I just think that we should bring back play into our lives. I think when we think about childhood,
so much of the joy of childhood is simply that uninhibited ability to be able to reach inside
of yourself and know what you desire. Even though
children don't have the same language to express themselves, they will often understand their wants
and intuitively be able to decide, I feel like doing this now and I feel like doing that now.
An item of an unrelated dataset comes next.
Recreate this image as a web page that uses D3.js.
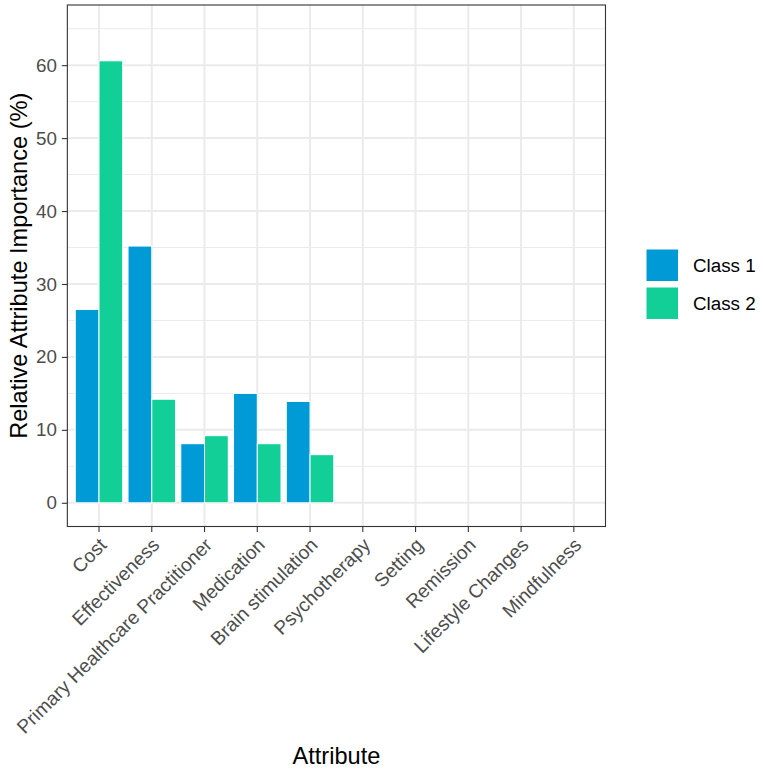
<!DOCTYPE html>
<html><head><meta charset="utf-8">
<script src="https://cdn.jsdelivr.net/npm/d3@7"></script>
<style>body{margin:0;background:#fff}svg{display:block}text{font-family:"Liberation Sans",Arial,sans-serif}</style>
</head><body>
<svg id="chart" width="763" height="771"></svg>
<script>
const categories = ["Cost","Effectiveness","Primary Healthcare Practitioner","Medication","Brain stimulation","Psychotherapy","Setting","Remission","Lifestyle Changes","Mindfulness"];
const classes = ["Class 1","Class 2"];
const class1 = [26.5, 35.2, 8.1, 15.0, 13.9, 0, 0, 0, 0, 0];
const class2 = [60.6, 14.2, 9.2, 8.1, 6.6, 0, 0, 0, 0, 0];
const yTicks = [0, 10, 20, 30, 40, 50, 60];
const yMinor = [5, 15, 25, 35, 45, 55, 65];
const colors = ["#009BD7", "#12CF98"];

const svg = d3.select("#chart");
const P = {left: 67.35, right: 605.5, top: 5, bottom: 526.5};

const x0 = d3.scaleBand().domain(categories).range([P.left, P.right]).paddingInner(0).paddingOuter(0.1);
const bw = x0.bandwidth();
const x1 = d3.scaleBand().domain(classes).range([0.05*bw, 0.95*bw]).padding(0);
const y = d3.scaleLinear().domain([-3.25, 68.25]).range([P.bottom, P.top]);

const g = svg.append("g");
// grid
g.selectAll(".ymin").data(yMinor).join("line")
  .attr("x1", P.left).attr("x2", P.right).attr("y1", d=>y(d)).attr("y2", d=>y(d))
  .attr("stroke", "#EBEBEB").attr("stroke-width", 1);
g.selectAll(".ymaj").data(yTicks).join("line")
  .attr("x1", P.left).attr("x2", P.right).attr("y1", d=>y(d)).attr("y2", d=>y(d))
  .attr("stroke", "#EBEBEB").attr("stroke-width", 2);
g.selectAll(".xmaj").data(categories).join("line")
  .attr("x1", d=>x0(d)+bw/2).attr("x2", d=>x0(d)+bw/2).attr("y1", P.top).attr("y2", P.bottom)
  .attr("stroke", "#EBEBEB").attr("stroke-width", 2);

// bars
const rows = categories.map((c,i)=>({cat:c, vals:[class1[i], class2[i]]}));
const grp = g.selectAll(".grp").data(rows).join("g").attr("transform", d=>`translate(${x0(d.cat)},0)`);
grp.selectAll("rect").data(d=>d.vals.map((v,k)=>({k, v}))).join("rect")
  .attr("x", d=>x1(classes[d.k])).attr("width", x1.bandwidth())
  .attr("y", d=>y(Math.max(0,d.v))).attr("height", d=>Math.abs(y(0)-y(d.v)))
  .attr("fill", d=>colors[d.k]).attr("stroke", "#fff").attr("stroke-width", 1);

// border
svg.append("rect").attr("x", P.left).attr("y", P.top).attr("width", P.right-P.left).attr("height", P.bottom-P.top)
  .attr("fill", "none").attr("stroke", "#333333").attr("stroke-width", 1.1);

// y axis
const yAxis = d3.axisLeft(y).tickValues(yTicks).tickSize(5.5).tickPadding(5);
const ya = svg.append("g").attr("transform", `translate(${P.left},0)`).call(yAxis);
ya.select(".domain").remove();
ya.selectAll(".tick line").attr("stroke", "#333333").attr("stroke-width", 1.1);
ya.selectAll(".tick text").attr("fill", "#4D4D4D").attr("font-size", 18.8).attr("font-family", "Liberation Sans, Arial, sans-serif");

// x axis
const xAxis = d3.axisBottom(x0).tickSize(5.5).tickPadding(5);
const xa = svg.append("g").attr("transform", `translate(0,${P.bottom})`).call(xAxis);
xa.select(".domain").remove();
xa.selectAll(".tick line").attr("stroke", "#333333").attr("stroke-width", 1.1);
xa.selectAll(".tick text").attr("fill", "#4D4D4D").attr("font-size", 19.2)
  .attr("font-family", "Liberation Sans, Arial, sans-serif")
  .attr("text-anchor", "end").attr("x", 0).attr("y", 0).attr("dy", "0.72em")
  .attr("transform", "translate(-1,10) rotate(-45)");

// titles
svg.append("text").attr("x", (P.left+P.right)/2).attr("y", 764).attr("text-anchor", "middle")
  .attr("font-size", 23.6).attr("fill", "#000").text("Attribute");
svg.append("text").attr("transform", `translate(27,${(P.top+P.bottom)/2}) rotate(-90)`).attr("text-anchor", "middle")
  .attr("font-size", 23.6).attr("fill", "#000").text("Relative Attribute Importance (%)");

// legend
const lg = svg.append("g").attr("transform", "translate(646,249)");
const items = lg.selectAll("g").data(classes).join("g").attr("transform", (d,i)=>`translate(0,${i*38})`);
items.append("rect").attr("width", 32.5).attr("height", 32.5).attr("fill", (d,i)=>colors[i]).attr("stroke", "#fff").attr("stroke-width", 1);
items.append("text").attr("x", 47).attr("y", 16.25).attr("dy", "0.36em").attr("font-size", 18.8).attr("fill", "#000").text(d=>d);
</script>
</body></html>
I think the paralysis of choice, I think the noise of social media, I think comparison is
the thief of joy, all of those things bundled together to make us feel like we aren't good enough to play. And I think we should be playing
all the time. And it doesn't matter if that play looks different every week. It doesn't matter if
you don't have time to do it all the time. This conversation has really inspired me to,
do you know what, I am just going to do a little painting or do something. Or even if you're
doing it with the TV on in the background, someone sent a lovely message saying they had a friend
coming around to do a big jigsaw puzzle with them. It really doesn't matter what it is, but I really
do believe that it is that thing. It should be the opposite of productivity. It should be play.
That's where I'm going to finish it. Again, I had so many more messages, which I haven't read.
And I hope I did this topic justice because so many of you had so much to say.
And I know that we kind of flitted between talking about running and the concept of exercise
as a thing and then also hobbies in general.
But I actually, I really enjoyed this conversation and I hope that you enjoyed it too.